Il arrive parfois que le pot de terre ait raison du pot de fer. Dans le rôle de David, un petit réparateur norvégien, PCKompaniet, dont la marchandise commandée en Asie — 63 écrans de remplacement pour iPhone 6 et 6s — a été saisie par les douanes du pays. Après que ces dernières ont alerté Apple, le Goliath de l'histoire, le constructeur a tout tenté pour obtenir les documents commerciaux entre Henrik Huseby, le réparateur en question, et ses fournisseurs.
D'abord tout miel, le représentant légal d'Apple en Norvège a proposé à Huseby de s'en tirer à bon compte : il devait remettre ces fameux documents, payer 27 700 couronnes norvégiennes (environ 2 900 €), et signer un accord l'interdisant d'importer et de vendre des produits contrefaisant les marques d'Apple.
Mais voilà, Apple est tombée sur un os : Henrik Huseby a refusé cet accord à l'amiable et est allé en justice. Où il s'est retrouvé face à cinq (!) avocats d'Apple, qui ont fini par être déboutés de leur plainte. Le constructeur a fait appel, mais la cour doit encore décider si elle veut l'entendre, raconte Motherboard.
Cette décision, si elle était confirmée en appel, est une bonne nouvelle pour les réparateurs d'iPhone et d'autres produits Apple en Norvège. Elle peut aussi servir d'exemple pour les groupes de pression qui militent pour le droit à la réparation. Plusieurs États américains travaillent sur des législations en ce sens, dont la Californie.
Elles contraindraient Apple à fournir des pièces labellisées et des documents techniques à tous les réparateurs, pas uniquement les centres de services agréés. Le constructeur freine des quatre fers bien sûr, car garder la haute main sur le business de la réparation est rentable.
« [Apple] veut le monopole sur les réparations pour garder des prix élevés », explique l'avocat de Henrik Huseby. Le constructeur « ne veut vendre des pièces détachées à personne d'autre [qu'à son réseau] ». Mais voilà, la nature trouve toujours un chemin. En l'absence d'un droit à la réparation, les réparateurs tiers n'ont pas d'autres choix que de passer commande sur le marché gris chinois.
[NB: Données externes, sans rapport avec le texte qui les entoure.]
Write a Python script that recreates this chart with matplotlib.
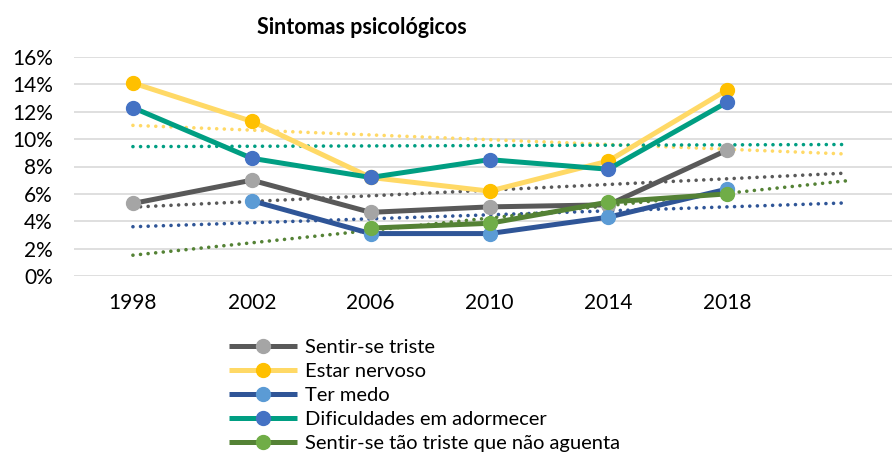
import numpy as np
import matplotlib
matplotlib.use('Agg')
import matplotlib.pyplot as plt

plt.rcParams['font.family'] = ['Lato', 'DejaVu Sans']

years = ['1998', '2002', '2006', '2010', '2014', '2018']
triste = [5.3, 7.0, 4.65, 5.05, 5.2, 9.2]
nervoso = [14.1, 11.3, 7.2, 6.2, 8.4, 13.6]
medo = [np.nan, 5.5, 3.1, 3.1, 4.3, 6.35]
adormecer = [12.3, 8.6, 7.2, 8.5, 7.8, 12.7]
nao_aguenta = [np.nan, np.nan, 3.5, 3.85, 5.4, 6.0]

labels = ['Sentir-se triste', 'Estar nervoso', 'Ter medo',
          'Dificuldades em adormecer', 'Sentir-se tão triste que não aguenta']
line_cols = ['#595959', '#ffd966', '#2f5597', '#009e82', '#548235']
mark_cols = ['#a5a5a5', '#ffc000', '#5b9bd5', '#4472c4', '#70ad47']

fig = plt.figure(figsize=(8.92, 4.68), dpi=100)
ax = fig.add_axes([73.5/892, 1-276/468, 832/892, 219/468])

x = np.arange(len(years))
xt = np.arange(len(years) + 1)  # trendline forecast one period forward
series = [triste, nervoso, medo, adormecer, nao_aguenta]

for i, s in enumerate(series):
    s = np.array(s, dtype=float)
    ok = ~np.isnan(s)
    coef = np.polyfit(x[ok], s[ok], 1)
    ax.plot(xt, np.polyval(coef, xt), color=line_cols[i], lw=2.6,
            linestyle=(0, (0.01, 2.1)), dash_capstyle='round', zorder=2)

for i, s in enumerate(series):
    ax.plot(x, s, color=line_cols[i], lw=3.6, marker='o', markersize=10,
            markerfacecolor=mark_cols[i], markeredgecolor=mark_cols[i],
            label=labels[i], zorder=3 + i, solid_capstyle='butt')

ax.set_xlim(-0.5, 6.5)
ax.set_ylim(0, 16)
ax.set_yticks(range(0, 17, 2))
ax.set_yticklabels(['%d%%' % v for v in range(0, 17, 2)])
ax.set_xticks(x)
ax.set_xticklabels(years)
ax.tick_params(axis='both', length=0, labelsize=15, colors='black')
ax.tick_params(axis='x', pad=12)
ax.tick_params(axis='y', pad=15)
ax.grid(axis='y', color='#d9d9d9', lw=1.2)
ax.set_axisbelow(True)
for sp in ax.spines.values():
    sp.set_visible(False)

fig.text(362/892, 1-28/468, 'Sintomas psicológicos', ha='center', va='center',
         fontsize=15.5, fontweight='bold')

fig.legend(loc='upper left', bbox_to_anchor=(229/892, 1-339/468), frameon=False,
           fontsize=14.5, handlelength=3.4, handletextpad=0.35, labelspacing=0.34,
           borderaxespad=0, borderpad=0)

fig.savefig('out.png', dpi=100)
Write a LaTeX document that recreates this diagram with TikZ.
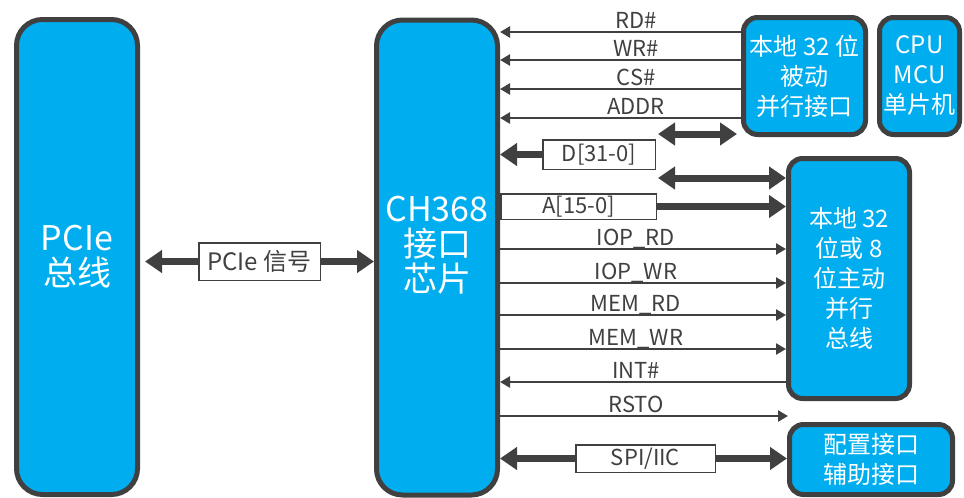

Au risque de tomber sur des pièces défectueuses ou moins performantes que les composants certifiés par Apple. Mais puisque l'entreprise ne veut pas fournir les réparateurs tiers, ces derniers sont bien obligés d'en passer par ces moyens détournés… ou fermer boutique. Le constructeur a d'autres moyens pour forcer les utilisateurs à en passer par le circuit officiel : bloquer des fonctions via des mises à jour logicielles, comme on l'a vu encore très récemment avec le blocage du capteur de luminosité sur les écrans remplacés hors SAV, et l'arrêt du fonctionnement des écrans tactiles sous iOS 11.3.